While other researchers have noticed this connection, he says, no one has given a persuasive answer to why it happens.

Why Would Services Designed to Help Children End Up Hurting Them?

Here are nine key points from O’Neill’s paper that help explain why foster care often leads to trafficking. The basic reason: The instability of foster care makes them vulnerable to exploitation.

  1. Placement in a foster home is inherently traumatizing. Children may lose their connections to their family. They also lose their connection to the places and people they are familiar with, like their school, friends, and teachers.
  2. Foster parents are paid by the government. Children in foster care are often all-too aware that their presence brings their foster parent a government paycheck. They can feel their caregivers have them just for the money.
  3. Many foster children are frequently uprooted and moved around. Children often feel that they are moved from home to home arbitrarily, and without warning.
  4. Families are torn apart unnecessarily. 78% of children who CPS deemed victims in 2012 suffered only neglect at home, without physical, sexual or psychological abuse. Many neglect cases are largely due to poverty. Instead of being split up, many of these families could have been better helped by family preservation services. These include training in budgeting and nutrition.
  5. Federal funding currently favors foster care. Until a new law goes into effect, federal funding for foster care is considered a non-discretionary entitlement, i.e. unlimited. On the other hand, funding for family preservation services is limited and accounts for only five percent of federal spending on child welfare.
  6. Foster care homes can be abusive. Because so many families are torn apart unnecessarily, more children need placement than there are foster families. This results in lower enforcement of foster home vetting standards and reduced foster home quality, as well as placement in group homes. All can harm the children.
  7. Traffickers know foster kids are vulnerable targets. Traffickers frequently recruit near places likely to be attended by foster children. They know foster children are more likely to be traumatized and susceptible to their messages. O’Neill suggested that lack of adequate supervision, awareness and training of personnel to combat this targeted recruitment may be another significant risk factor.
  8. Foster children frequently run away. They can feel the streets offer more control than their foster care provides. There, a trafficker offering attention and care can easily pick them up. Once they run away, they are unlikely to receive follow-up investigation.
  9. Aging out of foster care can leave a foster child stranded. Once minors age out of foster care, they are likely to become homeless and be left without a significant family connection to return to for support.

Our nation’s system creates a story that leads to commercial sexual exploitation for many minors. This story will continue if we don’t recognize what’s happening and create change.
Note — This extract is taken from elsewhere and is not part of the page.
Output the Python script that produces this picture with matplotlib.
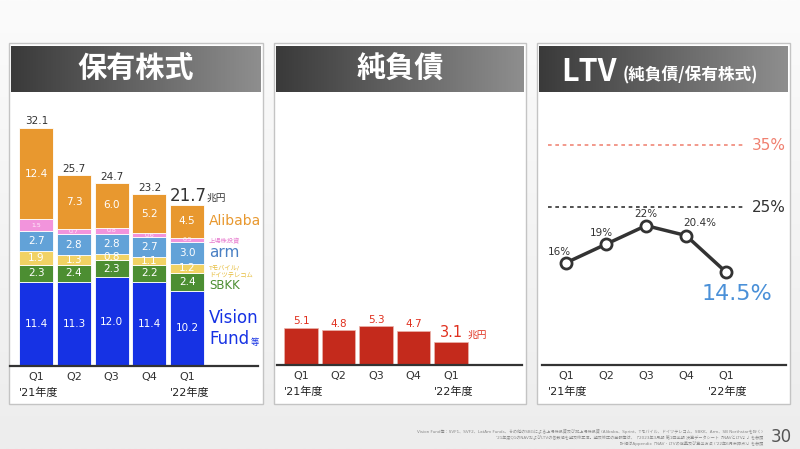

An Overhaul is Coming to American Child Welfare Services

Change is on the horizon. A new federal law rolling out in 2019 will prove “the most extensive overhaul of foster care in nearly four decades.” That’s according to Pew Charitable Trusts, a public policy think tank. This law, called the Family First Prevention Services Act (FFPSA), was part of the spending bill signed by President Donald Trump in February. The law changes the way child welfare services are funded by the federal government.

It makes family the new priority. FFPCA majors on keeping families together by putting more money towards parenting classes, mental health counseling and substance abuse treatment. Also, it significantly limits funding for group homes. Now most group homes will only receive federal funding for a child to stay in a group home for two weeks, with a few exceptions.

The new act will “upend the system,” O’Neill says. It “finally” begins to prioritize preventative service programs for families over placement in new homes. However, he notes that states can opt to delay its roll out for up to two years. Measuring the law’s impact will take even longer.

Former Foster Child Agrees

Tasha Benz agrees. A 25-year-old Oklahoma native, she works as a “house mom,” or child-care worker. She works at a shelter for minor girls who are recovering from commercial sexual exploitation. She agrees because she knows something from personal experience. Her sister spent years in foster care before being exploited by a sex trafficker. Thankfully, her sister escaped.

From her experience, she says, O’Neill is exactly right. She had to move a lot as a child in foster care, though she was never trafficked. Her sister, who was trafficked as a minor, moved frequently because of foster care. “She was took from facility, to facility, to group home, to group home.”

Benz said the parallel between is also clear. In sex trafficking, “your pimp … gets paid for what you do.” In foster care, “If it’s not a good experience, it feels like you were just bought,” she says. In her sister’s experience with foster care, “they didn’t care for them at all.”

Yet she pushes back on the new budget changes. Her personal experience with foster care was positive. But her brief experience with one good specialized community home is not like the experiences of many who are trapped in multiple uncaring foster homes for years. As far as preventative programs, Benz said their effectiveness will be limited to the willingness of parents to participate in them.

Benz saws the way foster care hurt her sister and made her vulnerable to sex traffickers. But she pointed out some parents may be unwilling or unable to be good parents. For some children, a small specialized group home like hers, and foster care in general, can provide a positive experience.

‘Still Far More Work to be Done’

O’Neill acknowledges the new law’s potential for good. But he also described a need for awareness and action on a broader level. “There is still far more work to be done,” he said. “Everyone, regardless of their position or rank within the human services field, has a vital role to play” in protecting children from trafficking and sexual exploitation.

O’Neill’s conclusion is direct and hopeful. “We need to develop a common, federal-level vision for keeping children in their homes and out of foster care,” he writes. “Instead of complying with a system that retraumatizes children and places a dollar value on their heads, we can work collectively to create one that nurtures, protects, and empowers them, and in doing so set a bold example for the rest of the world.”

Foster care is one solution to less-than-ideal family situations. Many loving people do the important work of fostering and adopting. But it’s a risky solution, especially as the foster care system is now designed. According to this report and others like it, in many cases the system of foster care can prove traumatic, impersonal, and steal permanence and family from a child. The government is a poor substitute for healthy family.